The first meeting of the Deer Management Plan Advisory Committee, organized by the Department of Natural Resources (DNR) in response to the legislative auditor's report on the agency's deer management, was held Tuesday in St. Paul.

The committee comprises 20 members, excluding DNR staff,a plurality of whom say they hunt deer. Whether this means they don orange clothing once a year for a few days, or are passionate and knowledgeable about deer and deer hunting, is unknown.

The committee likely will meet monthly throughout much of 2017 before issuing a report the agency has said it might adapt, ignore or do some of each.

Whether the effort proves worthwhile depends on committee members' understanding of deer management in Minnesota; their willingness to engage the DNR critically about present and alternative management methods; and their resistance (or not) to being rendered comatose by the committee's burdensome size and proclivity of DNR staff to long-winded.

To that end, committee members should:

• Read Leonard Lee Rue's seminal book, "The Deer of North America,'' to achieve an information baseline about the animal whose management is in question.

• Read closely the audit report, which made a) specific recommendations how to improve deer management here. Conversely, the report b) said nothing about forming a citizens committee to advise the DNR. Of these, only (b) has been acted upon. Ask why.

• Require that DNR staff present a foundation of deer management information to the committee, including a) a presentation on the structure and reasoning of current deer hunting seasons and their effects on deer populations here. Also b) the structure and reasoning of the DNR's deer "modeling'' methodology, by which it estimates deer numbers.

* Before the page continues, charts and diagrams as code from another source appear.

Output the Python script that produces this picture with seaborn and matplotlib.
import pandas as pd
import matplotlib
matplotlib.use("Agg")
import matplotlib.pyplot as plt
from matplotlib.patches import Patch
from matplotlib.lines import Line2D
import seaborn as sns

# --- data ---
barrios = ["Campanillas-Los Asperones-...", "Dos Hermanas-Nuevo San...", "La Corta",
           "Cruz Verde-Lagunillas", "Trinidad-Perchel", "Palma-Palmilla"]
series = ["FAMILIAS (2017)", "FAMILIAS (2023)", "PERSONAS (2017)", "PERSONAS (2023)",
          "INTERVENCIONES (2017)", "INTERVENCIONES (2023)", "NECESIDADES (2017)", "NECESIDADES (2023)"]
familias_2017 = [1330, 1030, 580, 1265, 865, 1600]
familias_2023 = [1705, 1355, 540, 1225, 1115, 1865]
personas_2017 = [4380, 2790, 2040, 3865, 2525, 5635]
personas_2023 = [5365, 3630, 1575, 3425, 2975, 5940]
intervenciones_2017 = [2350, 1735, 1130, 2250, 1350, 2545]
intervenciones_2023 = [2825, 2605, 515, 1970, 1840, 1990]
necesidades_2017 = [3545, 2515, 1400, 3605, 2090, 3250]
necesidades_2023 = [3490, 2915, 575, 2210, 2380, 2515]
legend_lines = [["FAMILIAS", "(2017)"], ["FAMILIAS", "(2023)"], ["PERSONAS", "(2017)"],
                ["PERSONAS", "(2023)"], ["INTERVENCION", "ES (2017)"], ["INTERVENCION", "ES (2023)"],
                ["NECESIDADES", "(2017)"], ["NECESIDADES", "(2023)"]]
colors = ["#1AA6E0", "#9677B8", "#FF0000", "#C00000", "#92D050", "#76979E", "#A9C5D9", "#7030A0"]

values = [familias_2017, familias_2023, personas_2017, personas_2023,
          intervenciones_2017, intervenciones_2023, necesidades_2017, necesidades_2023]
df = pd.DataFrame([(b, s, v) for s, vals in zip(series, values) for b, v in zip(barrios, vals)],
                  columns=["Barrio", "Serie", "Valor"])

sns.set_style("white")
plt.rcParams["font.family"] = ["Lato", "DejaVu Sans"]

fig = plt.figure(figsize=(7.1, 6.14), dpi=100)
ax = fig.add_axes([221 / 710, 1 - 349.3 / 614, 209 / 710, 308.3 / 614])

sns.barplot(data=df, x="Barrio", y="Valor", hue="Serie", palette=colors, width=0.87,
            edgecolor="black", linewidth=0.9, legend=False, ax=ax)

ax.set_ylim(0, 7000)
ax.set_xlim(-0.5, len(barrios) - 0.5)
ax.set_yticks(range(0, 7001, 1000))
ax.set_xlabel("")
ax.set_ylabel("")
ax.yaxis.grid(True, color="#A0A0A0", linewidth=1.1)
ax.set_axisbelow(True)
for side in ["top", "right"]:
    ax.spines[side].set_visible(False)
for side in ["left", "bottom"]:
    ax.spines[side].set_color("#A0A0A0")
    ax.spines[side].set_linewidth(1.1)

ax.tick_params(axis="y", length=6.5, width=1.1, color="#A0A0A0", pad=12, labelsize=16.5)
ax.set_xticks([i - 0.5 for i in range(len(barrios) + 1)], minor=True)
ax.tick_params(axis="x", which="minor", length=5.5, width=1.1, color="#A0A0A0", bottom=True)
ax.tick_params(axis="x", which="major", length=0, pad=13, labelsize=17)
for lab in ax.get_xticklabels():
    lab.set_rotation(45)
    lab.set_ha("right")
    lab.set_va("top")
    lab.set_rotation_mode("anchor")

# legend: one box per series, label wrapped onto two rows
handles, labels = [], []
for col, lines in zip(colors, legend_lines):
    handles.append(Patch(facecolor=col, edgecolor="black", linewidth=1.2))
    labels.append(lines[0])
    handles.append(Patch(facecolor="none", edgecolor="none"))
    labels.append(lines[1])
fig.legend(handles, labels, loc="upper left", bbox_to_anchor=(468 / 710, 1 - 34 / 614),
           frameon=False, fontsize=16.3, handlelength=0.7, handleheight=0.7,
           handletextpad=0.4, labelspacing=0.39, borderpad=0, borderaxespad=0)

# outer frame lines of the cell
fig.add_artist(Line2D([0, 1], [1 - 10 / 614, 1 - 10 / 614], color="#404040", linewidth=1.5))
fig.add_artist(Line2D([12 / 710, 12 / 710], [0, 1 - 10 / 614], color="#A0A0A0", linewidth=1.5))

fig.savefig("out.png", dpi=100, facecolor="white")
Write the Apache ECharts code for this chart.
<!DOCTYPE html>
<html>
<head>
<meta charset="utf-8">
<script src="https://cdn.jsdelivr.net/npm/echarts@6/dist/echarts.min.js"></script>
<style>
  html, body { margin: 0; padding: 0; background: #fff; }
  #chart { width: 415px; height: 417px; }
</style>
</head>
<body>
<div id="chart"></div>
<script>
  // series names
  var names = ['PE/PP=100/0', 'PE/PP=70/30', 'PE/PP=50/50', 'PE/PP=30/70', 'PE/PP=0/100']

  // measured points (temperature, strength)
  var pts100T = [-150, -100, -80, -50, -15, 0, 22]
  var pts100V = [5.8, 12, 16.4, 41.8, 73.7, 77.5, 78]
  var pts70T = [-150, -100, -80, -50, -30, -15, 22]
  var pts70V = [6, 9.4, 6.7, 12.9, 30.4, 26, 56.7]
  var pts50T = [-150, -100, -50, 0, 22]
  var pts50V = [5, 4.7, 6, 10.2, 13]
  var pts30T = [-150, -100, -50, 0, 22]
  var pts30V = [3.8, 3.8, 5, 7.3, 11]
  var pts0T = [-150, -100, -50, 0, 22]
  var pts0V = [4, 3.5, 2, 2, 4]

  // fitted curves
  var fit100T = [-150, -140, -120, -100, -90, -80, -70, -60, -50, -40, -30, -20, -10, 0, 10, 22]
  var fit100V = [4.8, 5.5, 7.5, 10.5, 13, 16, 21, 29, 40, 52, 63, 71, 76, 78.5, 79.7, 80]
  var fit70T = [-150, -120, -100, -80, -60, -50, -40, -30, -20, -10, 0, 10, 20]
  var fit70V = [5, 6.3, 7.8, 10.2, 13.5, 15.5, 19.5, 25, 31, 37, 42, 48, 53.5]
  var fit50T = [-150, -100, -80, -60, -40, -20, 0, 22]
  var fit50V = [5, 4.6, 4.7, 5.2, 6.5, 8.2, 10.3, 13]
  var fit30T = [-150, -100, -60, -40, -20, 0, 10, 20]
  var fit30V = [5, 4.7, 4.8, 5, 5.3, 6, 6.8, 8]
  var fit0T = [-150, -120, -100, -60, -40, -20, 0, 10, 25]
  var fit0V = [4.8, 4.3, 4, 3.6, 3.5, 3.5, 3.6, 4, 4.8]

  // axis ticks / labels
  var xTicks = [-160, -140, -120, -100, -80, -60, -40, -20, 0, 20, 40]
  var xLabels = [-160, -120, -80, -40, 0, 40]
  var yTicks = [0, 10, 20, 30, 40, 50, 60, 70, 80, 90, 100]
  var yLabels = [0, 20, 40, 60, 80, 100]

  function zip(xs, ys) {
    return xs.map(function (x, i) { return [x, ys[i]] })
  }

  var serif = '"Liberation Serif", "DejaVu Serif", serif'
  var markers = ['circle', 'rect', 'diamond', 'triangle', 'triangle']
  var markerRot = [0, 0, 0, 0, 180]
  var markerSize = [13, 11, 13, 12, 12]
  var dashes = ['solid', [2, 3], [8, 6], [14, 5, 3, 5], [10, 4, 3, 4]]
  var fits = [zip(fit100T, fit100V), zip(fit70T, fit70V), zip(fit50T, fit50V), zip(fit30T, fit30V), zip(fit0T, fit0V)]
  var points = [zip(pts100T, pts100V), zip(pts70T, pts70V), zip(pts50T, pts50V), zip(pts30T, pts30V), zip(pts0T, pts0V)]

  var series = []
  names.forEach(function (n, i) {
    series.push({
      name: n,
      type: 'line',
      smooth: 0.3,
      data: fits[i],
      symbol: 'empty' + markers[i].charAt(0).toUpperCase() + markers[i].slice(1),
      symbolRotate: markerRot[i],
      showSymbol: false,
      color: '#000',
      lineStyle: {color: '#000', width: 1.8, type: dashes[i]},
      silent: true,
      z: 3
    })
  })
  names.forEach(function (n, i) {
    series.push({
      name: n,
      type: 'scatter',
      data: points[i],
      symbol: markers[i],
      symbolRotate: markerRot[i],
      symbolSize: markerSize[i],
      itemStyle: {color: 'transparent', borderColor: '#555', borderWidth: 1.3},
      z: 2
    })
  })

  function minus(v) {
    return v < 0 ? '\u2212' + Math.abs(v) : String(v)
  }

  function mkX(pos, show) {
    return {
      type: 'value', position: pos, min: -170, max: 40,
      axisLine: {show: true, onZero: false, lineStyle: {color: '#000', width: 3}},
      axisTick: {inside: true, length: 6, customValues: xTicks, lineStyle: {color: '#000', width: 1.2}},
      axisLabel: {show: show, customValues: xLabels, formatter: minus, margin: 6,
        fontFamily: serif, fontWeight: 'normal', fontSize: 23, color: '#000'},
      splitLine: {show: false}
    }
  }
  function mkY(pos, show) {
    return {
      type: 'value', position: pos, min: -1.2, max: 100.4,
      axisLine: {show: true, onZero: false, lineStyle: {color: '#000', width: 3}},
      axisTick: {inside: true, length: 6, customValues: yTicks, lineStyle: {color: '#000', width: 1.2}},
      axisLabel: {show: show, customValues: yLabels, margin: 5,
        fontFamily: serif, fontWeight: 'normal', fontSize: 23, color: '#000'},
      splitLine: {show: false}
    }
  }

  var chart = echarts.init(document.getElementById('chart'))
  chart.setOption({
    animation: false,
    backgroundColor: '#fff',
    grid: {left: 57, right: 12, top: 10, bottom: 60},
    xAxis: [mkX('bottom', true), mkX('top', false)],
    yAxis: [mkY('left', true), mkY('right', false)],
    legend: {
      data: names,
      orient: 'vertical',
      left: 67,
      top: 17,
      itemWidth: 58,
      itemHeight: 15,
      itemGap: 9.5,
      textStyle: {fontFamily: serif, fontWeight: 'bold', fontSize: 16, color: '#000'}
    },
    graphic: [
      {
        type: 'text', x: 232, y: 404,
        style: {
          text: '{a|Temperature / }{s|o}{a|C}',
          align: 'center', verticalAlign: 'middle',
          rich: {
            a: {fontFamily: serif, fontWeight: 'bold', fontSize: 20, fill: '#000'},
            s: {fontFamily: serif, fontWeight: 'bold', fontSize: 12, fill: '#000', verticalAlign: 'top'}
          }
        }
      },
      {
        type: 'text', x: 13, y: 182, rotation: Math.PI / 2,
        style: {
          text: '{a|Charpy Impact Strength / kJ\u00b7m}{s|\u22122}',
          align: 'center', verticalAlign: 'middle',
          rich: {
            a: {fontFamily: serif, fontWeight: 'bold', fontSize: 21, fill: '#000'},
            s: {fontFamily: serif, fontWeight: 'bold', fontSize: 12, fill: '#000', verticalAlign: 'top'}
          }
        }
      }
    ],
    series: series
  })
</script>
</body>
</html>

• Ask DNR deer managers and researchers to explain their current hunting-season management methodologies, and alternatives, and effects, real and projected, on deer of each. Examples: What if antler point restrictions like those in the southeast were expanded to other parts of the state? What if antlerless (doe) permits were used in conjunction with buck-protection methods to alter the sex and age ratio of deer? Also: Given that Minnesota has at least four major biomes — southeast hardwoods; farmlands; transition zone, and northern forest — should it also have four deer management (and hunting) zones, with individualized regulations? And: What would be an expected result if deer hunting seasons were moved out of the peak rutting period?

Upshot: The committee's opportunity to understand and challenge Minnesota deer management requires a foundation of relevant information, critically assessed, that members should seek themselves and, as necessary, demand of the DNR. Without it, the outcome of this group is foretold, wheels a-spinning, and the DNR knows it.